I checked IIS bindings for both front end and back end and the correct certs are there and assigned as well. Checking port “3803” to the source servers is also fine. The server with the issue is actually in its own subnet and the DAG network shows that subnet as “Up” as well. This has been happening since 31 AUG. I think there was some sort of network blip that caused this particular server to take control of the PAM, activate its database copies, etc. DAC mode isn't on yet, so we're looking at that as well. It should be noted that when the content index status is failed, I see the errors and events above. When it is in an "Unknown" status, there is no error indicated from the Get-MailboxDatabaseCopyStatus cmdlet, but in the event log, there are a couple of relevant events:
1) Event ID 1026 - .NET Runtime - Application: NodeRunner.exe, Framework Version: v4.0.30319, Description: The process was terminated due to an unhandled exception. ExceptionInfo: SystemAccessViolation at Microsoft.Ceres.SearchCore.FastServer.Plugin.CreateIndexer()...."

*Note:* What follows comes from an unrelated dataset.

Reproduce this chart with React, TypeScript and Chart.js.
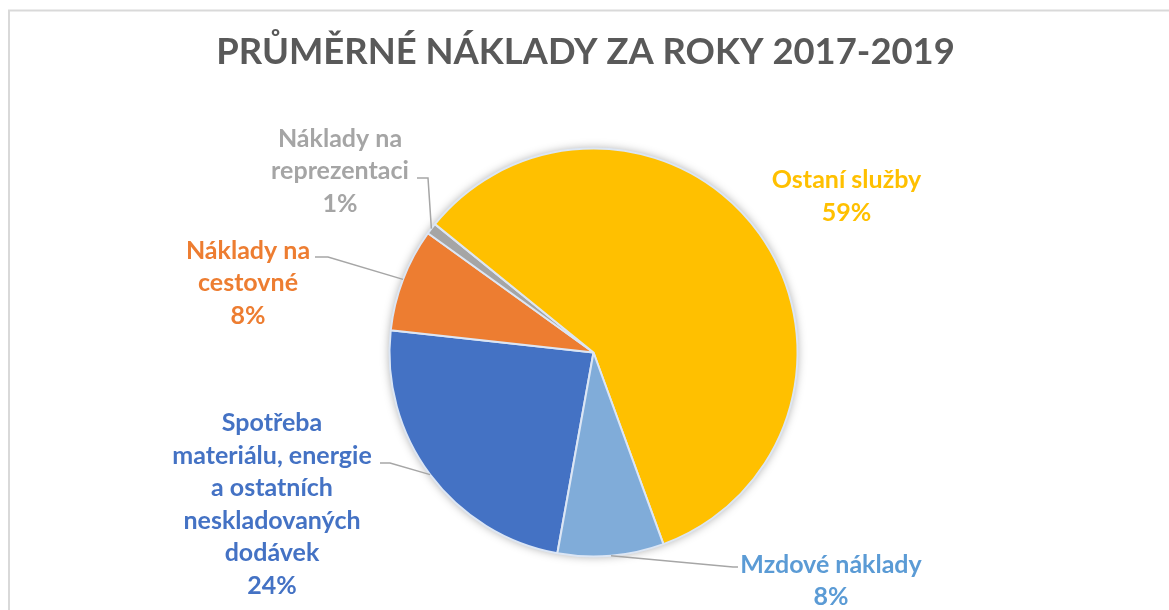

2) Event ID 1000 - Application Error - Faulting Application Name: Noderunner.exe; version: 16.0.1497.0; timestamp: 0x5cb8eb2d; ExceptionCode: 0xc0000005....FaultingModulePath: %EXCHANGEINSTALLPATH%\Bin\Search\Ceres\Native\Microsoft.Ceres.SearcCore.FastServer.Native.dll; Report Id: <long hex string>..."
Exchange | Exchange Server | Management
-
Joseph Larrew 341 Reputation points Microsoft Employee
2020-09-21T17:12:34.603+00:00
2 additional answers
Sort by: Most helpful
-
Lydia Zhou - MSFT 2,386 Reputation points Microsoft Employee
2020-09-10T02:38:30.193+00:00 anonymous user
What's the detailed version of your DAG members? How many DAG members do you have? Please provide more details about your environment.
Do you install any software or update on the server before this issue?Please use the following command to make sure the search index is enabled, and check the content index for all database copies:
Get-MailboxDatabase | Format-Table Name,IndexEnabled,servername Get-MailboxDatabaseCopyStatus *| select name,status,contentindexstate|Sort-Object name
Except Microsoft Exchange Search Host Controller service, please also check and insure that Microsoft Exchange Search service is running well.
When this database copy is mounted on other DAG member, does the search index issue still occur?
Please also try to mount other database copies on this server, check if the search index issue can be reproduced on other databases. We have to make sure if this issue is related to a specific DAG member server, or a particular database copy.You can try to remove the database copy on this server, and re-add it. Then mount the new db copy to check again.
Additionally, you can post the screenshot of the error event 1010 and 1009 for further analysis, and don't forget to cover your personal information.
If the response is helpful, please click "Accept Answer" and upvote it.
Note: Please follow the steps in our documentation to enable e-mail notifications if you want to receive the related email notification for this thread. -
Joseph Larrew 341 Reputation points Microsoft Employee
2020-09-15T12:23:09.143+00:00 This is what comes up when I try to do an "Update-MailboxDatabaseCopy -CatalogOnly":
WARNING: Seeding of content index catalog for database <database name> failed. Please verify that the Microsoft Search
(Exchange) and the Host Controller service for Exchange services are running and try the operation again. Error: There
was no endpoint listening at net.tcp://localhost:3863/Management/SeedingAgent-0870A2FD-AD68-4B14-9CD6-AAB4FF4793FF12/Single that could accept the
message. This is often caused by an incorrect address or SOAP action. See InnerException, if present, for more details..Those services are indeed running on all servers. I ran a test-netconnection to each of my servers from all of my servers over ports 3800-3803,3863 and a couple of others and they all worked. I checked a netstat -a and found that the server was actually listening on those ports as well (both with 0.0.0.0:[port] and 127.0.0.1:[port]) so it doesn't look like it's that. I don't know what it means by "incorrect address or SOAP" and I don't know where to find an "InnerException." This sounds like IIS though.